### What to do
The listing below begins with the first line you should copy; stop after the line containing "(129.5,45.5) rectangle (516.5,422.5);", and drop every picture.
:::::
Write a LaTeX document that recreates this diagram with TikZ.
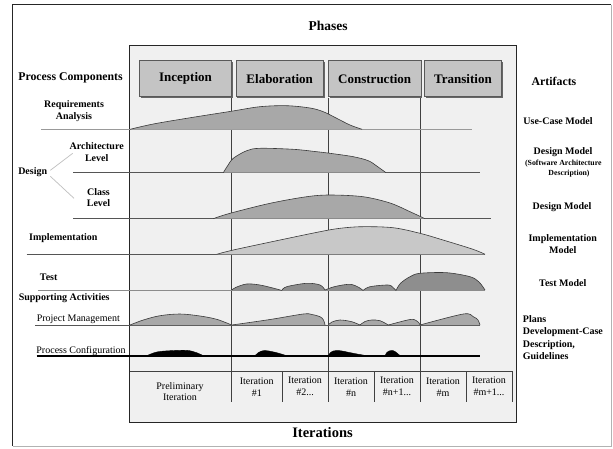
\documentclass[tikz,border=0pt]{standalone}
\usepackage{fontspec}
\setmainfont{Liberation Serif}

\definecolor{panelgray}{HTML}{F0F0F0}
\definecolor{boxgray}{HTML}{C4C4C4}
\definecolor{humpmid}{HTML}{A8A8A8}
\definecolor{humplight}{HTML}{C8C8C8}
\definecolor{humpdark}{HTML}{8E8E8E}
\definecolor{edgegray}{HTML}{3A3A3A}
\definecolor{rulegray}{HTML}{555555}

\tikzset{
  lbl/.style={font=\bfseries\fontsize{10}{11.6}\selectfont, align=center, inner sep=0pt},
  biglbl/.style={font=\bfseries\fontsize{11.8}{13}\selectfont, inner sep=0pt},
  plainlbl/.style={font=\fontsize{10}{11.6}\selectfont, align=center, inner sep=0pt},
  phasebox/.style={fill=boxgray, draw=black!65, line width=0.6pt},
  phaseshadow/.style={fill=black!60},
  phaselbl/.style={font=\bfseries\fontsize{13}{14}\selectfont, inner sep=0pt},
  titlelbl/.style={font=\bfseries\fontsize{13.5}{15}\selectfont, inner sep=0pt},
  baseline/.style={draw=rulegray, line width=0.7pt},
  divider/.style={draw=black!75, line width=0.7pt},
  humpedge/.style={draw=edgegray, line width=0.6pt},
  branch/.style={draw=black!25, line width=0.7pt},
}

% a workload hump: filled area under a smooth curve, outlined on top only
\newcommand\workhump[3]{%
  \fill[#1] plot[smooth,tension=0.55] coordinates {#3} -- cycle;
  \draw[#2] plot[smooth,tension=0.55] coordinates {#3};}

\begin{document}
\begin{tikzpicture}[x=1pt,y=-1pt]
\useasboundingbox (0,0) rectangle (613,448);
\fill[white] (0,0) rectangle (613,448);

% outer frame
\draw[black!85, line width=0.8pt] (12.5,446) -- (12.5,4.5) -- (611,4.5);
\draw[black!30, line width=0.8pt] (611,4.5) -- (611,446) -- (12.5,446);

% central panel
\draw[fill=panelgray, draw=black!85, line width=0.8pt] (129.5,45.5) rectangle (516.5,422.5);

% phase boxes
\foreach \xa/\xb in {139.3/231.7, 236/323.3, 328.3/421, 424.3/501.7}{
  \fill[phaseshadow] (\xa+1.2,61.9) rectangle (\xb+1.2,97.9);
  \draw[phasebox] (\xa,60.7) rectangle (\xb,96.7);
}
\node[phaselbl] (inception)    at (185.5,78.7) {Inception};
\node[phaselbl] (elaboration)  at (279.7,78.7) {Elaboration};
\node[phaselbl] (construction) at (374.7,78.7) {Construction};
\node[phaselbl] (transition)   at (463,78.7)   {Transition};

% phase dividers
\foreach \x in {231.7,328.3,420}{
  \draw[divider] (\x,97.9) -- (\x,402);
}

% iteration table
\draw[divider] (129.5,371) -- (512,371);
\foreach \x in {282,374,466,512}{
  \draw[divider] (\x,371) -- (\x,402);
}

% activity baselines
\draw[baseline, draw=black!40] (41,129.3) -- (471.7,129.3);
\draw[baseline] (73.3,172.7) -- (480,172.7);
\draw[baseline] (73.3,218.7) -- (490.7,218.7);
\draw[baseline] (26.7,254.3) -- (485,254.3);
\draw[baseline, draw=black!45] (38.3,290) -- (485,290);
\draw[baseline] (35,325) -- (480,325);

% requirements analysis
\workhump{humpmid}{humpedge}{(130,129.3) (153.3,124) (186.7,118.3) (231,111.3) (260,106.7) (286.7,105.7) (310,108) (323.3,111.7) (336.7,118.3) (350,125) (362,129.3)}

% architecture level
\workhump{humpmid}{humpedge}{(223.3,172.7) (227.5,166) (233.3,158.3) (246.7,150.7) (260,148.3) (293.3,149.3) (316.7,151.7) (330,153.3) (353.3,156.7) (368.3,160.7) (376.7,166) (386,172.7)}

% class level
\workhump{humpmid}{humpedge}{(213.3,218.7) (230,213.3) (270,203.3) (306.7,196.7) (330,195) (363,196.7) (390,203) (410,211.7) (425,218.7)}

% implementation
\workhump{humplight}{humpedge}{(216.7,254.3) (233.3,250) (280,240) (320,231.7) (340,228.3) (362,226.7) (393,227.7) (420,233.3) (443,240) (473,249.3) (485,254.3)}

% test
\workhump{humpdark}{humpedge}{(231.7,290) (236,287.3) (246.7,284) (260,285) (276.7,289) (281.7,290.5)}
\workhump{humpdark}{humpedge}{(281.7,290.5) (286.7,286.7) (306.7,283.3) (320,285) (325,290)}
\workhump{humpdark}{humpedge}{(325,290) (335,286.5) (350,284.3) (359,287.5) (363,290.5)}
\workhump{humpdark}{humpedge}{(363,290.5) (370,286.7) (388,285) (393,287.5) (396,290.5)}
\workhump{humpdark}{humpedge}{(396,290.5) (400.5,283.3) (410,276.7) (420,273.3) (446.7,272.7) (470,276.7) (479,282) (485,290)}

% project management
\workhump{humpmid}{humpedge}{(130,325) (143.3,320) (160,315.7) (180,314) (200,316) (216.7,319.3) (231.7,325)}
\workhump{humpmid}{humpedge}{(231.7,325) (270,319.5) (303.3,314) (312,314.5) (320,316.7) (323.5,320) (325,325)}
\workhump{humpmid}{humpedge}{(328.3,325) (332,322) (340,320) (351.7,321.7) (360,325)}
\workhump{humpmid}{humpedge}{(360,325) (365,321.5) (371.7,320) (380,320.7) (388.3,325)}
\workhump{humpmid}{humpedge}{(388.3,325) (410,319.5) (416,320.5) (419,323) (420,325)}
\workhump{humpmid}{humpedge}{(420,325) (463.3,314) (473.3,316.7) (478,320) (480,325)}

% process configuration
\draw[black, line width=2pt] (36.7,355.7) -- (480,355.7);
\workhump{black}{black}{(146.7,355.7) (156.7,352) (170,350.7) (186.7,350.3) (196.7,352.7) (203.3,355.7)}
\workhump{black}{black}{(255,355.7) (258.5,352.5) (261.7,351) (266.7,350.7) (276,352.5) (286.7,355.7)}
\workhump{black}{black}{(328.3,355.7) (330.5,352.5) (333.3,351) (340,350.7) (353.3,353.3) (366.7,355.7)}
\workhump{black}{black}{(385,355.7) (386.8,352.5) (389,351) (393.3,350.7) (397,353) (400,355.7)}

% titles
\node[titlelbl] (phases) at (328,26) {Phases};
\node[titlelbl, font=\bfseries\fontsize{14.5}{16}\selectfont] (iterations) at (322.5,433) {Iterations};

% process components
\node[biglbl] (components) at (70.5,77.7) {Process Components};
\node[lbl] (reqs)   at (74,111)    {Requirements\\Analysis};
\node[lbl] (arch)   at (96.7,152.2) {Architecture\\Level};
\node[lbl] (design) at (32.7,172.3) {Design};
\node[lbl] (class)  at (98.5,197.5) {Class\\Level};
\node[lbl] (impl)   at (63.3,238.3) {Implementation};
\node[lbl] (test)   at (48.7,277.7) {Test};
\node[lbl] (support) at (64.2,298.3) {Supporting Activities};
\node[plainlbl] (pm)  at (78.3,319.3) {Project Management};
\node[plainlbl] (cfg) at (81,350.7)   {Process Configuration};

% design branches
\coordinate (archfoot) at (72.7,153.3);
\coordinate (classfoot) at (74,198.3);
\draw[branch] (design.east) ++(3,-2) -- (archfoot);
\draw[branch] (design.east) ++(3,4) -- (classfoot);

% artifacts
\node[biglbl] (artifacts) at (554,81) {Artifacts};
\node[lbl] (usecase) at (558,120.7) {Use-Case Model};
\node[lbl] (dmodel1) at (563,151.7) {Design Model};
\node[lbl, font=\bfseries\fontsize{7.8}{9}\selectfont] (sad) at (563.3,163.3) {(Software Architecture};
\node[lbl, font=\bfseries\fontsize{7.8}{9}\selectfont] (sadesc) at (569,173.3) {Description)};
\node[lbl] (dmodel2) at (562,206.7) {Design Model};
\node[lbl, font=\bfseries\fontsize{10}{11.7}\selectfont] (implmodel) at (562.7,244.2) {Implementation\\Model};
\node[lbl] (testmodel) at (562.8,283.3) {Test Model};
\node[lbl, align=left, anchor=north west, font=\bfseries\fontsize{10}{12.3}\selectfont] (plans) at (522.7,315.3)
  {Plans\\Development-Case\\Description,\\Guidelines};

% iteration labels
\node[plainlbl, font=\fontsize{10}{11.3}\selectfont] (it0) at (180,391.7) {Preliminary\\Iteration};
\node[plainlbl, font=\fontsize{10}{12}\selectfont] (it1)  at (256.8,386.7) {Iteration\\\#1};
\node[plainlbl, font=\fontsize{10}{12}\selectfont] (it2)  at (305,386.7)   {Iteration\\\#2...};
\node[plainlbl, font=\fontsize{10}{12}\selectfont] (itn)  at (351,386.7)   {Iteration\\\#n};
\node[plainlbl, font=\fontsize{10}{12}\selectfont] (itn1) at (397,386.7)   {Iteration\\\#n+1...};
\node[plainlbl, font=\fontsize{10}{12}\selectfont] (itm)  at (443,386.7)   {Iteration\\\#m};
\node[plainlbl, font=\fontsize{10}{12}\selectfont] (itm1) at (489,386.7)   {Iteration\\\#m+1...};
\end{tikzpicture}
\end{document}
:::::
### Problem solution
Write a LaTeX document that recreates this diagram with TikZ.
\documentclass[tikz,border=0pt]{standalone}
\usepackage{fontspec}
\setmainfont{Liberation Serif}

\definecolor{panelgray}{HTML}{F0F0F0}
\definecolor{boxgray}{HTML}{C4C4C4}
\definecolor{humpmid}{HTML}{A8A8A8}
\definecolor{humplight}{HTML}{C8C8C8}
\definecolor{humpdark}{HTML}{8E8E8E}
\definecolor{edgegray}{HTML}{3A3A3A}
\definecolor{rulegray}{HTML}{555555}

\tikzset{
  lbl/.style={font=\bfseries\fontsize{10}{11.6}\selectfont, align=center, inner sep=0pt},
  biglbl/.style={font=\bfseries\fontsize{11.8}{13}\selectfont, inner sep=0pt},
  plainlbl/.style={font=\fontsize{10}{11.6}\selectfont, align=center, inner sep=0pt},
  phasebox/.style={fill=boxgray, draw=black!65, line width=0.6pt},
  phaseshadow/.style={fill=black!60},
  phaselbl/.style={font=\bfseries\fontsize{13}{14}\selectfont, inner sep=0pt},
  titlelbl/.style={font=\bfseries\fontsize{13.5}{15}\selectfont, inner sep=0pt},
  baseline/.style={draw=rulegray, line width=0.7pt},
  divider/.style={draw=black!75, line width=0.7pt},
  humpedge/.style={draw=edgegray, line width=0.6pt},
  branch/.style={draw=black!25, line width=0.7pt},
}

% a workload hump: filled area under a smooth curve, outlined on top only
\newcommand\workhump[3]{%
  \fill[#1] plot[smooth,tension=0.55] coordinates {#3} -- cycle;
  \draw[#2] plot[smooth,tension=0.55] coordinates {#3};}

\begin{document}
\begin{tikzpicture}[x=1pt,y=-1pt]
\useasboundingbox (0,0) rectangle (613,448);
\fill[white] (0,0) rectangle (613,448);

% outer frame
\draw[black!85, line width=0.8pt] (12.5,446) -- (12.5,4.5) -- (611,4.5);
\draw[black!30, line width=0.8pt] (611,4.5) -- (611,446) -- (12.5,446);

% central panel
\draw[fill=panelgray, draw=black!85, line width=0.8pt] (129.5,45.5) rectangle (516.5,422.5);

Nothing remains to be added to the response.